Extract the lines up to and including the one that contains "minimum width=55.3pt, right=16pt", starting with the first line of the entries below, and omit the pictures.
○ ○ ○ ○ ○ ○ ○
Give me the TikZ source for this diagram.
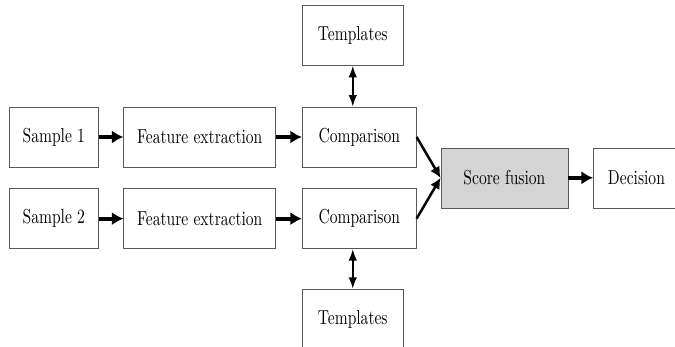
\documentclass[tikz,border=0pt]{standalone}
\usepackage{fontspec}
\setmainfont{lmroman10-regular.otf}[FakeStretch=0.77]
\usepackage{tikz}
\usetikzlibrary{arrows.meta, positioning, calc}

\begin{document}
\begin{tikzpicture}[x=0.643pt, y=-0.643pt,
    box/.style={draw=black!65, thin, minimum height=38.6pt, inner sep=0pt,
                font=\fontsize{13}{15}\selectfont},
    flow/.style={-{Latex[length=7.5pt,width=8.5pt]}, line width=2.6pt},
    feed/.style={-{Latex[length=7pt,width=7pt]}, line width=1.6pt},
    link/.style={{Latex[length=7.5pt,width=5.5pt]}-{Latex[length=7.5pt,width=5.5pt]}, line width=1.3pt}]

    \useasboundingbox (0,0) rectangle (675,347);

    % first row
    \node[box, minimum width=57.2pt, anchor=west] (smp1) at (9,137) {Sample 1};
    \node[box, minimum width=97.7pt, right=16pt of smp1] (fex1) {Feature extraction};
    \node[box, minimum width=73.3pt, right=16.7pt of fex1] (cmp1) {Comparison};

    % second row
    \node[box, minimum width=57.2pt, below=13.5pt of smp1] (smp2) {Sample 2};
    \node[box, minimum width=97.7pt, right=16pt of smp2] (fex2) {Feature extraction};
    \node[box, minimum width=73.3pt, right=16.7pt of fex2] (cmp2) {Comparison};

    % templates
    \node[box, minimum width=64.9pt, above=26.4pt of cmp1.north west, anchor=south west] (tpl1) {Templates};
    \node[box, minimum width=64.9pt, below=25.7pt of cmp2.south west, anchor=north west] (tpl2) {Templates};

    % fusion and decision
    \node[box, fill=black!17, minimum width=81.7pt, anchor=west] (fus)
        at ($(cmp1.east)!0.5!(cmp2.east)+(15.4pt,0)$) {Score fusion};
    \node[box, minimum width=55.3pt, right=16pt of fus] (dec) {Decision};

    % arrows
    \draw[flow] (smp1) -- (fex1);
    \draw[flow] (fex1) -- (cmp1);
    \draw[flow] (smp2) -- (fex2);
    \draw[flow] (fex2) -- (cmp2);
    \draw[feed] (cmp1.east) -- (fus.west);
    \draw[feed] (cmp2.east) -- (fus.west);
    \draw[flow] (fus) -- (dec);
    \draw[link] (tpl1.south) -- (tpl1.south |- cmp1.north);
    \draw[link] (tpl2.north) -- (tpl2.north |- cmp2.south);

\end{tikzpicture}
\end{document}
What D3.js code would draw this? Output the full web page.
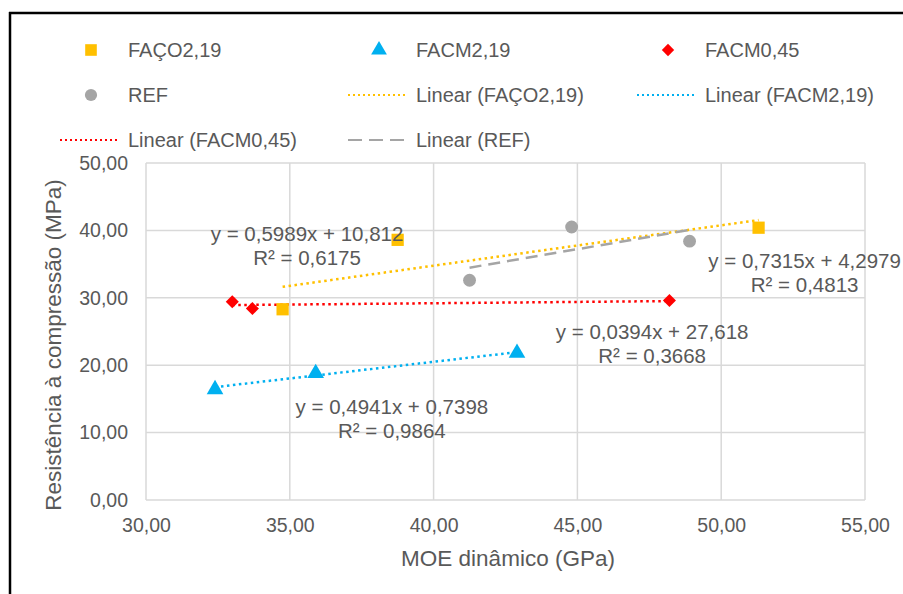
○ ○ ○ ○ ○ ○ ○
Task solution:
Give me the TikZ source for this diagram.
\documentclass[tikz,border=0pt]{standalone}
\usepackage{fontspec}
\setmainfont{lmroman10-regular.otf}[FakeStretch=0.77]
\usepackage{tikz}
\usetikzlibrary{arrows.meta, positioning, calc}

\begin{document}
\begin{tikzpicture}[x=0.643pt, y=-0.643pt,
    box/.style={draw=black!65, thin, minimum height=38.6pt, inner sep=0pt,
                font=\fontsize{13}{15}\selectfont},
    flow/.style={-{Latex[length=7.5pt,width=8.5pt]}, line width=2.6pt},
    feed/.style={-{Latex[length=7pt,width=7pt]}, line width=1.6pt},
    link/.style={{Latex[length=7.5pt,width=5.5pt]}-{Latex[length=7.5pt,width=5.5pt]}, line width=1.3pt}]

    \useasboundingbox (0,0) rectangle (675,347);

    % first row
    \node[box, minimum width=57.2pt, anchor=west] (smp1) at (9,137) {Sample 1};
    \node[box, minimum width=97.7pt, right=16pt of smp1] (fex1) {Feature extraction};
    \node[box, minimum width=73.3pt, right=16.7pt of fex1] (cmp1) {Comparison};

    % second row
    \node[box, minimum width=57.2pt, below=13.5pt of smp1] (smp2) {Sample 2};
    \node[box, minimum width=97.7pt, right=16pt of smp2] (fex2) {Feature extraction};
    \node[box, minimum width=73.3pt, right=16.7pt of fex2] (cmp2) {Comparison};

    % templates
    \node[box, minimum width=64.9pt, above=26.4pt of cmp1.north west, anchor=south west] (tpl1) {Templates};
    \node[box, minimum width=64.9pt, below=25.7pt of cmp2.south west, anchor=north west] (tpl2) {Templates};

    % fusion and decision
    \node[box, fill=black!17, minimum width=81.7pt, anchor=west] (fus)
        at ($(cmp1.east)!0.5!(cmp2.east)+(15.4pt,0)$) {Score fusion};
    \node[box, minimum width=55.3pt, right=16pt of fus] (dec) {Decision};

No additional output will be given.